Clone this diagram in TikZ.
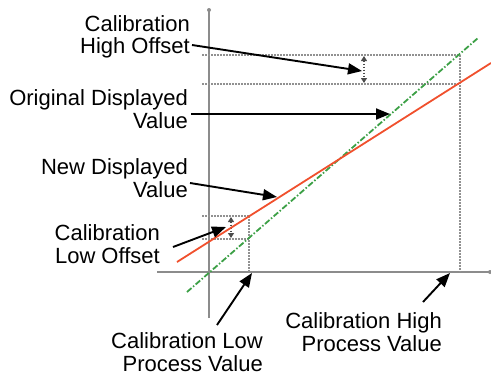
\documentclass[tikz,border=0pt]{standalone}
\usepackage{fontspec}
\setmainfont{Liberation Sans}
\usetikzlibrary{arrows.meta}
\definecolor{axisgray}{RGB}{140,140,140}
\definecolor{guidegray}{RGB}{145,145,145}
\definecolor{newred}{RGB}{240,80,45}
\definecolor{origgreen}{RGB}{60,160,70}
\begin{document}
\begin{tikzpicture}[x=1pt,y=-1pt,
  lbl/.style={align=right, anchor=east, inner sep=0pt, font=\fontsize{22}{22.5}\selectfont},
  callout/.style={-{Triangle[length=14pt,width=11pt]}, line width=1.9pt, black},
  axisline/.style={draw=axisgray, line width=1.8pt},
  guide/.style={draw=guidegray, line width=1.7pt, dash pattern=on 1.5pt off 1.5pt},
  dimarrow/.style={{Triangle[length=5pt,width=6pt]}-{Triangle[length=5pt,width=6pt]}, draw=gray!60!black, line width=1.1pt, dash pattern=on 1.5pt off 1.5pt},
  newline/.style={draw=newred, line width=1.8pt},
  origline/.style={draw=origgreen, line width=1.8pt, dash pattern=on 6pt off 2pt on 1.5pt off 2pt},
  endmark/.style={circle, fill=axisgray, inner sep=0pt, minimum size=4pt}
]
\useasboundingbox (0,0) rectangle (491,375);
% axes
\node[endmark] (ytop) at (209,10) {};
\coordinate (ybot) at (209,318);
\coordinate (xleft) at (157,272);
\node[endmark] (xright) at (490,272) {};
\draw[axisline] (ybot) -- (ytop.center);
\draw[axisline] (xleft) -- (xright.center);
% guide lines
\coordinate (hh1a) at (202,55); \coordinate (hh1b) at (460,55);
\coordinate (hh2a) at (202,84); \coordinate (hh2b) at (460,84);
\coordinate (hv) at (460,272);
\draw[guide] (hh1a) -- (hh1b);
\draw[guide] (hh2a) -- (hh2b);
\draw[guide] (hh1b) -- (hv);
\coordinate (lh1a) at (202,216); \coordinate (lh1b) at (249,216);
\coordinate (lh2a) at (202,239); \coordinate (lh2b) at (249,239);
\coordinate (lv) at (249,272);
\draw[guide] (lh1a) -- (lh1b);
\draw[guide] (lh2a) -- (lh2b);
\draw[guide] (lh1b) -- (lv);
% offset dimension arrows
\coordinate (hd1) at (364,56); \coordinate (hd2) at (364,83);
\draw[dimarrow] (hd1) -- (hd2);
\coordinate (ld1) at (231,217); \coordinate (ld2) at (231,238);
\draw[dimarrow] (ld1) -- (ld2);
% value lines
\coordinate (g1) at (187,292); \coordinate (g2) at (478,38);
\draw[origline] (g1) -- (g2);
\coordinate (r1) at (177,262); \coordinate (r2) at (491,63);
\draw[newline] (r1) -- (r2);
% labels
\node[lbl] (cho) at (190,37) {Calibration\\High Offset};
\node[lbl] (odv) at (188,109) {Original Displayed\\Value};
\node[lbl] (ndv) at (188,178) {New Displayed\\Value};
\node[lbl] (clo) at (160,244) {Calibration\\Low Offset};
\node[lbl] (clpv) at (263,352) {Calibration Low\\Process Value};
\node[lbl] (chpv) at (442,332) {Calibration High\\Process Value};
% callouts
\coordinate (choS) at (192,45); \coordinate (choT) at (362,71);
\coordinate (odvS) at (191,114); \coordinate (odvT) at (390,114);
\coordinate (ndvS) at (190,183); \coordinate (ndvT) at (277,197);
\coordinate (cloS) at (173,247); \coordinate (cloT) at (226,227);
\coordinate (clpvS) at (217,325); \coordinate (clpvT) at (252,273);
\coordinate (chpvS) at (423,302); \coordinate (chpvT) at (450,273);
\draw[callout] (choS) -- (choT);
\draw[callout] (odvS) -- (odvT);
\draw[callout] (ndvS) -- (ndvT);
\draw[callout] (cloS) -- (cloT);
\draw[callout] (clpvS) -- (clpvT);
\draw[callout] (chpvS) -- (chpvT);
\end{tikzpicture}
\end{document}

----

### [EXERCISE TASK]
Quote the data above in full and without alteration; skip the pictures.

### [WORKED SOLUTION]
Clone this diagram in TikZ.
\documentclass[tikz,border=0pt]{standalone}
\usepackage{fontspec}
\setmainfont{Liberation Sans}
\usetikzlibrary{arrows.meta}
\definecolor{axisgray}{RGB}{140,140,140}
\definecolor{guidegray}{RGB}{145,145,145}
\definecolor{newred}{RGB}{240,80,45}
\definecolor{origgreen}{RGB}{60,160,70}
\begin{document}
\begin{tikzpicture}[x=1pt,y=-1pt,
  lbl/.style={align=right, anchor=east, inner sep=0pt, font=\fontsize{22}{22.5}\selectfont},
  callout/.style={-{Triangle[length=14pt,width=11pt]}, line width=1.9pt, black},
  axisline/.style={draw=axisgray, line width=1.8pt},
  guide/.style={draw=guidegray, line width=1.7pt, dash pattern=on 1.5pt off 1.5pt},
  dimarrow/.style={{Triangle[length=5pt,width=6pt]}-{Triangle[length=5pt,width=6pt]}, draw=gray!60!black, line width=1.1pt, dash pattern=on 1.5pt off 1.5pt},
  newline/.style={draw=newred, line width=1.8pt},
  origline/.style={draw=origgreen, line width=1.8pt, dash pattern=on 6pt off 2pt on 1.5pt off 2pt},
  endmark/.style={circle, fill=axisgray, inner sep=0pt, minimum size=4pt}
]
\useasboundingbox (0,0) rectangle (491,375);
% axes
\node[endmark] (ytop) at (209,10) {};
\coordinate (ybot) at (209,318);
\coordinate (xleft) at (157,272);
\node[endmark] (xright) at (490,272) {};
\draw[axisline] (ybot) -- (ytop.center);
\draw[axisline] (xleft) -- (xright.center);
% guide lines
\coordinate (hh1a) at (202,55); \coordinate (hh1b) at (460,55);
\coordinate (hh2a) at (202,84); \coordinate (hh2b) at (460,84);
\coordinate (hv) at (460,272);
\draw[guide] (hh1a) -- (hh1b);
\draw[guide] (hh2a) -- (hh2b);
\draw[guide] (hh1b) -- (hv);
\coordinate (lh1a) at (202,216); \coordinate (lh1b) at (249,216);
\coordinate (lh2a) at (202,239); \coordinate (lh2b) at (249,239);
\coordinate (lv) at (249,272);
\draw[guide] (lh1a) -- (lh1b);
\draw[guide] (lh2a) -- (lh2b);
\draw[guide] (lh1b) -- (lv);
% offset dimension arrows
\coordinate (hd1) at (364,56); \coordinate (hd2) at (364,83);
\draw[dimarrow] (hd1) -- (hd2);
\coordinate (ld1) at (231,217); \coordinate (ld2) at (231,238);
\draw[dimarrow] (ld1) -- (ld2);
% value lines
\coordinate (g1) at (187,292); \coordinate (g2) at (478,38);
\draw[origline] (g1) -- (g2);
\coordinate (r1) at (177,262); \coordinate (r2) at (491,63);
\draw[newline] (r1) -- (r2);
% labels
\node[lbl] (cho) at (190,37) {Calibration\\High Offset};
\node[lbl] (odv) at (188,109) {Original Displayed\\Value};
\node[lbl] (ndv) at (188,178) {New Displayed\\Value};
\node[lbl] (clo) at (160,244) {Calibration\\Low Offset};
\node[lbl] (clpv) at (263,352) {Calibration Low\\Process Value};
\node[lbl] (chpv) at (442,332) {Calibration High\\Process Value};
% callouts
\coordinate (choS) at (192,45); \coordinate (choT) at (362,71);
\coordinate (odvS) at (191,114); \coordinate (odvT) at (390,114);
\coordinate (ndvS) at (190,183); \coordinate (ndvT) at (277,197);
\coordinate (cloS) at (173,247); \coordinate (cloT) at (226,227);
\coordinate (clpvS) at (217,325); \coordinate (clpvT) at (252,273);
\coordinate (chpvS) at (423,302); \coordinate (chpvT) at (450,273);
\draw[callout] (choS) -- (choT);
\draw[callout] (odvS) -- (odvT);
\draw[callout] (ndvS) -- (ndvT);
\draw[callout] (cloS) -- (cloT);
\draw[callout] (clpvS) -- (clpvT);
\draw[callout] (chpvS) -- (chpvT);
\end{tikzpicture}
\end{document}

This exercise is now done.